# mud motor



## tallen92 (Aug 17, 2015)

Anyone ran or running the boss drives h4400 mud motor? What do y'all think about it?


----------



## mizzippi jb (Aug 17, 2015)

Idea is really nice.  Give it a year or so to see how it holds up.  Ever hear of the first generation sport v?


----------



## thompsonsz71 (Aug 17, 2015)

^ ran a first gen v in ark last year... Buddy has had nothing but trouble... But i think he's already broke every cast part on his and had it replaced lol


----------



## dom (Aug 18, 2015)

tallen92 said:


> Anyone ran or running the boss drives h4400 mud motor? What do y'all think about it?



save money and buy Mud Buddy HDR when it comes out. You'll go faster and have a proven frame


----------



## Woodsedgefarm (Aug 18, 2015)

What kind of boat are you going to put it on?


----------



## TireKicker (Aug 18, 2015)

dom said:


> save money and buy prodrive or gatortail. You'll have a proven frame



fify


----------



## dom (Aug 18, 2015)

TireKicker said:


> fify



oh lord....


----------



## TireKicker (Aug 18, 2015)

dom said:


> oh lord....



Just going off of my experience with owning all 3.

Plus, unless something has changed with MB in the last 5 years, their customer service is terrible


----------



## tallen92 (Aug 18, 2015)

going on a havoc


----------



## Gaducker (Aug 18, 2015)

They couldn't tell me how many units they had in the field or what percentage of warranty claims they were running since they opened up the doors so I passed on them and decided to stick with ole faithful with no reverse ..  There was a guy on FB that bought one and didn't have it a month and boss drives bought it back from him and he has not purchased another one.....  that tells you something...

I went to boss drives facebook and located people who bought one and he was the only one who would respond to me when I asked them all how they were liking them..


----------



## tallen92 (Aug 18, 2015)

Whew, this sure does make me feel good... sounds like i should've went with that mud buddy 7000


----------



## thompsonsz71 (Aug 19, 2015)

Gaducker said:


> They couldn't tell me how many units they had in the field or what percentage of warranty claims they were running since they opened up the doors so I passed on them and decided to stick with ole faithful with no reverse ..  There was a guy on FB that bought one and didn't have it a month and boss drives bought it back from him and he has not purchased another one.....  that tells you something...
> 
> I went to boss drives facebook and located people who bought one and he was the only one who would respond to me when I asked them all how they were liking them..

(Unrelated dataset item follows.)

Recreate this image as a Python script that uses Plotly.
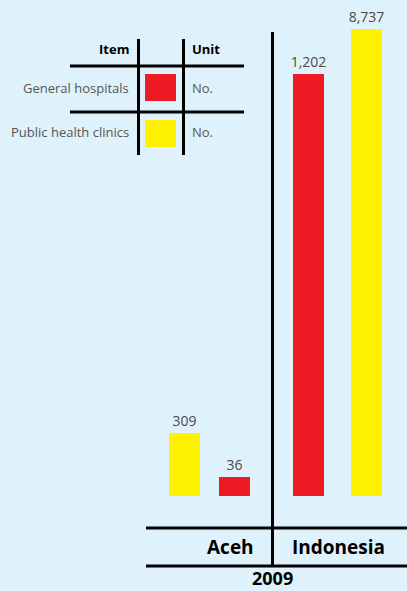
import plotly.graph_objects as go

# ---- data ----
regions = ["Aceh", "Indonesia"]
items = ["General hospitals", "Public health clinics"]
units = ["No.", "No."]
hospitals = [36, 1202]
clinics = [309, 8737]
year = "2009"
header_item = "Item"
header_unit = "Unit"

W, H = 407, 591
BG = "#dff1fb"
RED = "#ed1c24"
YELLOW = "#fff200"
item_colors = {items[0]: RED, items[1]: YELLOW}
FONT = "Open Sans"
LINE = "#000000"


def px(x):
    return x / W


def py(y):
    return 1 - y / H


fig = go.Figure()

# Aceh panel: clinics first, then hospitals
aceh_x = [items[1], items[0]]
aceh_y = [clinics[0], hospitals[0]]
fig.add_trace(go.Bar(
    x=aceh_x, y=aceh_y, xaxis="x", yaxis="y",
    marker=dict(color=[item_colors[i] for i in aceh_x], line=dict(width=0)),
    width=0.62,
    texttemplate="%{y:,}", textposition="outside", constraintext="none",
    cliponaxis=False,
    textfont=dict(family=FONT, size=14, color="#4a4a4a"),
    showlegend=False, hoverinfo="skip",
))

# Indonesia panel: hospitals first, then clinics
ind_x = [items[0], items[1]]
ind_y = [hospitals[1], clinics[1]]
fig.add_trace(go.Bar(
    x=ind_x, y=ind_y, xaxis="x2", yaxis="y2",
    marker=dict(color=[item_colors[i] for i in ind_x], line=dict(width=0)),
    width=0.534,
    texttemplate="%{y:,}", textposition="outside", constraintext="none",
    cliponaxis=False,
    textfont=dict(family=FONT, size=14, color="#4a4a4a"),
    showlegend=False, hoverinfo="skip",
))

ydom = [py(496), py(29)]
hidden = dict(showgrid=False, zeroline=False, showticklabels=False,
              ticks="", showline=False, fixedrange=True)

fig.update_layout(
    width=W, height=H,
    margin=dict(l=0, r=0, t=0, b=0),
    paper_bgcolor=BG, plot_bgcolor="rgba(0,0,0,0)",
    xaxis=dict(domain=[px(159.5), px(259.5)], type="category",
               range=[-0.5, 1.5], **hidden),
    yaxis=dict(domain=ydom, type="log", range=[1.153, 11.064], **hidden),
    xaxis2=dict(domain=[px(279.5), px(395.5)], type="category",
                range=[-0.5, 1.5], anchor="y2", **hidden),
    yaxis2=dict(domain=ydom, type="log", range=[-5.0, 3.9414],
                anchor="x2", **hidden),
)

shapes = []


def line(x0, y0, x1, y1, w=3):
    shapes.append(dict(type="line", xref="paper", yref="paper",
                       x0=px(x0), y0=py(y0), x1=px(x1), y1=py(y1),
                       line=dict(color=LINE, width=w)))


# chart frame lines
line(272.5, 32, 272.5, 566, 3)
line(146, 528, 407, 528, 3)
line(146, 566, 407, 566, 3)
# legend table lines
line(70, 66, 244, 66, 3)
line(70, 112, 244, 112, 3)
line(138.5, 39, 138.5, 155, 3)
line(183.5, 39, 183.5, 155, 3)

# legend swatches
row_y = [(74, 101), (120, 147)]
for it, (y0, y1) in zip(items, row_y):
    shapes.append(dict(type="rect", xref="paper", yref="paper",
                       x0=px(145), x1=px(176), y0=py(y1), y1=py(y0),
                       fillcolor=item_colors[it], line=dict(width=0)))
fig.update_layout(shapes=shapes)

ann = []


def text(t, x, y, xanchor="center", size=13, bold=False, color="#555555"):
    ann.append(dict(text=f"<b>{t}</b>" if bold else t, x=px(x), y=py(y),
                    xref="paper", yref="paper", xanchor=xanchor,
                    yanchor="middle", showarrow=False,
                    font=dict(family=FONT, size=size, color=color)))


text(header_item, 131, 49, "right", 13, True, "#000000")
text(header_unit, 190, 49, "left", 13, True, "#000000")
for it, u, yc in zip(items, units, [88, 132]):
    text(it, 131, yc, "right", 13)
    text(u, 190, yc, "left", 13)

text(regions[0], 230.5, 547, "center", 19, True, "#000000")
text(regions[1], 338, 547, "center", 19, True, "#000000")
text(year, 272.5, 578, "center", 18, True, "#000000")
fig.update_layout(annotations=ann)

fig.write_html(
    "out.html",
    config={"displayModeBar": False, "staticPlot": True},
    post_script="document.body.style.margin='0';document.body.style.overflow='hidden';",
)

I've heard the boss was much better than the v, and boss stands behind their product.... I've talked to several that love them with very few complaints


----------



## rnelson5 (Aug 19, 2015)

tallen92 said:


> going on a havoc



I feel like those boats do a lot better with outboards


----------



## Woodsedgefarm (Aug 19, 2015)

tallen92 said:


> going on a havoc



Put an out board on it and a jackplate and be done with it. Lot less noise, faster, more year round use, more reliable, and can still run super shallow water.


----------



## rnelson5 (Aug 19, 2015)

Woodsedgefarm said:


> Put an out board on it and a jackplate and be done with it. Lot less noise, faster, more year round use, more reliable, and can still run super shallow water.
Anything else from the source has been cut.